Les effets pervers de la climatisation

Or, la « clim » a plusieurs effets pervers : consommation d’électricité, renforcement de l’effet de serre avec la perte de fluides frigorigènes (de puissants gaz à effet de serre), nuisances liées aux bruits de moteurs – les plaintes concernant les nuisances sonores et olfactives explosent d’ailleurs lors des périodes de forte chaleur –, et enfin, émission de chaleur à l’extérieur des bâtiments. Les installations individuelles sont celles qui cumulent le plus d’inconvénients : plus visibles, et moins efficaces, elles rejettent de l’air chaud directement dans la rue lorsqu’elles ont en rez-de-chaussée.

Des rejets particulièrement complexes à évacuer dans des villes denses, dont la configuration ressemble à un piège de chaleur. « Dans une rue où il ferait 30 °C, un climatiseur d’un local à rez-de-chaussée peut rejeter de l’air à 50 °C voire plus », indique l’étude.
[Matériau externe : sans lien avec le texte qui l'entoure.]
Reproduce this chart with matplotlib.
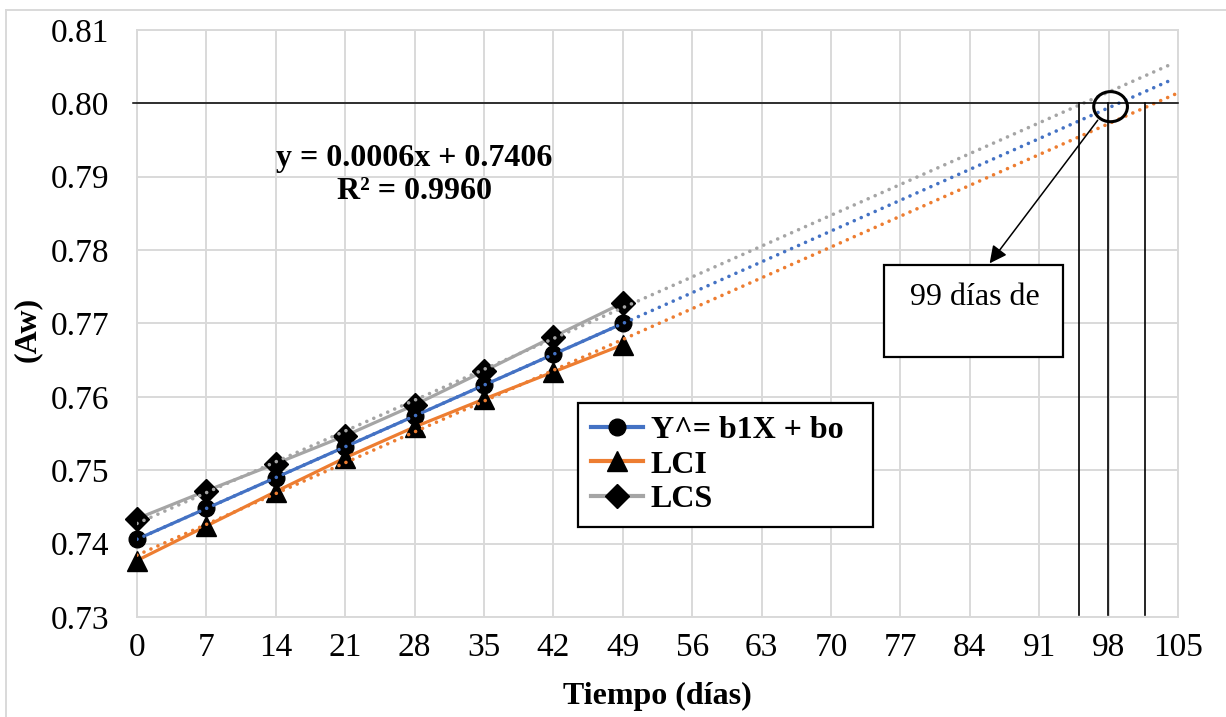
import numpy as np
import matplotlib
matplotlib.use("Agg")
import matplotlib.pyplot as plt
from matplotlib.patches import Ellipse, Rectangle
from matplotlib.lines import Line2D

plt.rcParams['font.family'] = ['Liberation Serif', 'DejaVu Serif']

# Storage time (days) and water activity estimates
dias = [0, 7, 14, 21, 28, 35, 42, 49]
y_est = [0.7406, 0.7448, 0.7490, 0.7532, 0.7574, 0.7616, 0.7658, 0.7700]
lci = [0.7377, 0.7424, 0.7471, 0.7517, 0.7559, 0.7597, 0.7634, 0.7671]
lcs = [0.7434, 0.7472, 0.7509, 0.7547, 0.7589, 0.7635, 0.7682, 0.7728]

series_labels = ["Y^= b1X + bo", "LCI", "LCS"]
series_colors = ["#4472C4", "#ED7D31", "#A5A5A5"]
series_markers = ["o", "^", "D"]
trend_end = [104, 105, 104]   # forward forecast of each trendline (days)

aw_limite = 0.80
guide_days = [95.0, 97.9, 101.7]   # vertical guide lines down to the x axis
x_ticks = list(range(0, 106, 7))
y_ticks = [0.73, 0.74, 0.75, 0.76, 0.77, 0.78, 0.79, 0.80, 0.81]

FS = 23

W, H = 1226, 717
fig = plt.figure(figsize=(W / 100, H / 100), dpi=100)
L, R, T, B = 137, 1178, 30, 617
ax = fig.add_axes([L / W, 1 - B / H, (R - L) / W, (B - T) / H])

ax.set_xlim(0, 105)
ax.set_ylim(0.73, 0.81)
ax.set_xticks(x_ticks)
ax.set_yticks(y_ticks)
ax.set_yticklabels([f"{v:.2f}" for v in y_ticks])
ax.tick_params(length=0, labelsize=24, colors="black")
ax.tick_params(axis="x", pad=11)
ax.tick_params(axis="y", pad=20)
ax.grid(True, color="#D9D9D9", linewidth=1.4)
ax.set_axisbelow(True)
for s in ax.spines.values():
    s.set_color("#D9D9D9")
    s.set_linewidth(1.4)

marker_size = {"o": 12, "^": 14.5, "D": 12}
handles = []
for vals, lab, col, mk, x_end in zip([y_est, lci, lcs], series_labels,
                                       series_colors, series_markers, trend_end):
    ms = marker_size[mk]
    ax.plot(dias, vals, color=col, linewidth=2.3, marker=mk, markersize=ms,
            markerfacecolor="black", markeredgecolor="black", zorder=3,
            clip_on=False)
    m, b = np.polyfit(dias, vals, 1)
    xt = np.array([0, x_end])
    ax.plot(xt, m * xt + b, color=col, linewidth=2.6,
            linestyle=(0, (0.01, 2.1)), dash_capstyle="round", zorder=4)
    handles.append(Line2D([], [], color=col, linewidth=3, marker=mk,
                          markersize=ms, markerfacecolor="black",
                          markeredgecolor="black"))

# Shelf-life limit and guide lines
ax.plot([-0.4, 105], [aw_limite, aw_limite], color="black", linewidth=1.1,
        zorder=5, clip_on=False)
for d in guide_days:
    ax.plot([d, d], [aw_limite, 0.7303], color="black", linewidth=1.2, zorder=5)

ax.add_patch(Ellipse((98.2, 0.79955), 3.4, 0.0041, fill=False,
                     edgecolor="black", linewidth=2.2, zorder=6))
ax.annotate("", xy=(86.0, 0.7782), xytext=(96.9, 0.7977),
            arrowprops=dict(arrowstyle="-|>", color="black", lw=1.1,
                            mutation_scale=26, shrinkA=0, shrinkB=0),
            zorder=6)
ax.add_patch(Rectangle((75.35, 0.7655), 18.05, 0.01247, fill=True,
                       facecolor="white", edgecolor="black", linewidth=1.6,
                       zorder=6))
ax.text(84.5, 0.7736, "99 días de", ha="center", va="center", fontsize=FS,
        zorder=7)

# Regression equation
ax.text(28.0, 0.7925, "y = 0.0006x + 0.7406", ha="center", va="center",
        fontsize=FS, fontweight="bold", zorder=7)
ax.text(28.0, 0.7880, "R² = 0.9960", ha="center", va="center",
        fontsize=FS, fontweight="bold", zorder=7)

leg = ax.legend(handles, series_labels, loc="upper left",
                bbox_to_anchor=(578 / W, 1 - 527 / H, 295 / W, 124 / H),
                mode="expand",
                bbox_transform=fig.transFigure, borderaxespad=0,
                prop={"weight": "bold", "size": FS}, handlelength=1.65,
                handletextpad=0.22, labelspacing=0.16, borderpad=0.4,
                fancybox=False, framealpha=1, edgecolor="black")
leg.get_frame().set_linewidth(1.6)
leg.set_zorder(8)

ax.set_xlabel("Tiempo (días)", fontsize=FS, fontweight="bold")
ax.xaxis.set_label_coords(0.5, -0.11)
ax.set_ylabel("(Aw)", fontsize=FS, fontweight="bold")
ax.yaxis.set_label_coords(-0.091, 0.49)

# Chart area border
fig.add_artist(Line2D([6 / W, 6 / W], [0, 1 - 10 / H], transform=fig.transFigure,
                      color="#D9D9D9", linewidth=1.4))
fig.add_artist(Line2D([6 / W, 1], [1 - 10 / H, 1 - 10 / H],
                      transform=fig.transFigure, color="#D9D9D9", linewidth=1.4))

fig.savefig("out.png", dpi=100)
Double peine pour les piétons, mais aussi les habitants des étages supérieurs qui ne peuvent plus ventiler leurs logements.

Dans sa modélisation des rejets de chaleur à Paris, l’Apur identifie des secteurs clés, liés notamment aux grands pôles tertiaires : quartier central des affaires entre Porte Maillot et le Louvre, Montparnasse, Balard, Gare de l’Est, porte des Lilas…

L'Apur a cartographié les rejets de chaleur liés à l'usage de la climatisation à Paris.
L’Apur a cartographié les rejets de chaleur liés à l’usage de la climatisation à Paris. (© Apur – 2024)

Dans les quartiers desservis par le réseau de froid urbain parisien, les rejets de chaleur tendent à s’effacer. « C’est en particulier notable dans le secteur de l’avenue de France [Paris 13e, ndlr] qui ressort peu sur la carte alors que la densité de bureaux y est très forte », note l’Apur.

Pour éviter de voir un climatiseur greffé à chaque fenêtre de Paris, comme c’est le cas dans d’autres capitales mondiales, l’Apur préconise d’aménager au mieux les bâtiments (installation de volets, préservation des cours et cheminées pour une meilleure ventilation…). Quand elle est inévitable, la climatisation doit être au maximum « décentralisée », c’est-à-dire raccordée au réseau de froid de la Ville de Paris.